Substrate diameter is also on the increase. Twenty years ago, 4 and 5 in. wafers were standard. That progressed to 6 in. and then 8 in. Now, work is underway on 12 in. (300 mm), which is likely to be in production within four to five years. The SIA roadmap predicts that 450 mm wafers will come into play around 2009.

Scaling has also resulted in significant increases in device complexity, most notably the number of interconnect levels. Twenty years ago, two or three levels of interconnects were standard. Today, leading edge devices have six or seven, and this could increase to 10 or more over the next 20 years. One of the main drivers in the push to a copper/low-k approach over the traditional aluminum/SiO2 interconnect scheme is to minimize the number of interconnect levels. Already, companies such as IBM and Motorola have put copper into production, and a combined copper/low-k approach is probably not far off. The first few generations of copper will employ a sputtered Cu seed layer, and electroplating will be used for plug fill and main interconnect formation. In subsequent generations, as dimensions shrink, the seed layer will probably be deposited by CVD, and eventually electroplating will be replaced by CVD as well due to the difficulty in filling narrow, high aspect ratio holes. Copper interconnects will almost certainly be patterned with a dual damascene approach, where holes and trenches are cut into a planar oxide and then filled with metal. This means two of today's most challenging processes ­ metal etch and dielectric gap fill ­ will simply go away. Diffusion barriers will play an increasingly important role, since they must be thin to minimize the resistance of the overall plug but still thick enough to act as an efficient barrier against diffusion. Some suspect ternary compounds (TiSiN) may be the answer but more research is needed.

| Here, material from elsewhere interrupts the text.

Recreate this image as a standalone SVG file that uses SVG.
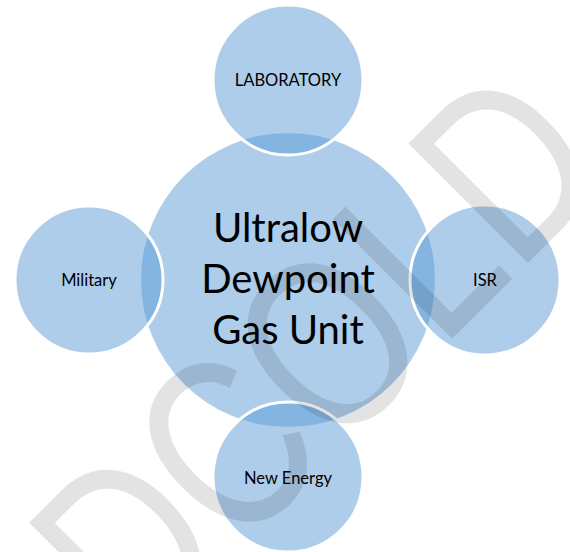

In what some call the front end of the line (FEOL) ­ which encompasses the formation of the transistors' source and drain regions, gate dielectric and gate ­ there have not been many radical changes over the last 20 years. Doping is still done with mass separated ion implantation; the gate dielectric is still a thermally grown oxide and the gate itself is a highly doped polysilicon. In recent years, the biggest challenge has been to form the ultra-shallow junction of the p-channel transistors, leading to small fairly radical changes in ion implant technology to enable implant energies well below 5 keV.

Over the next 20 years, we will likely see renewed interest in raised source/drains and alternative doping schemes such as PLAD (Plasma Assisted Doping) and GILD (Gas Immersion Laser Doping), which eliminate the need for huge and expensive ion implanters. We will also see interest in using high-k dielectrics as an alternative to thermally grown gate oxides, as gate dielectric thickness drops to below 10Å. There is also interest in going to away from a highly doped poly gate to a metal gate.

Beyond that, cost of ownership will remain a constant concern.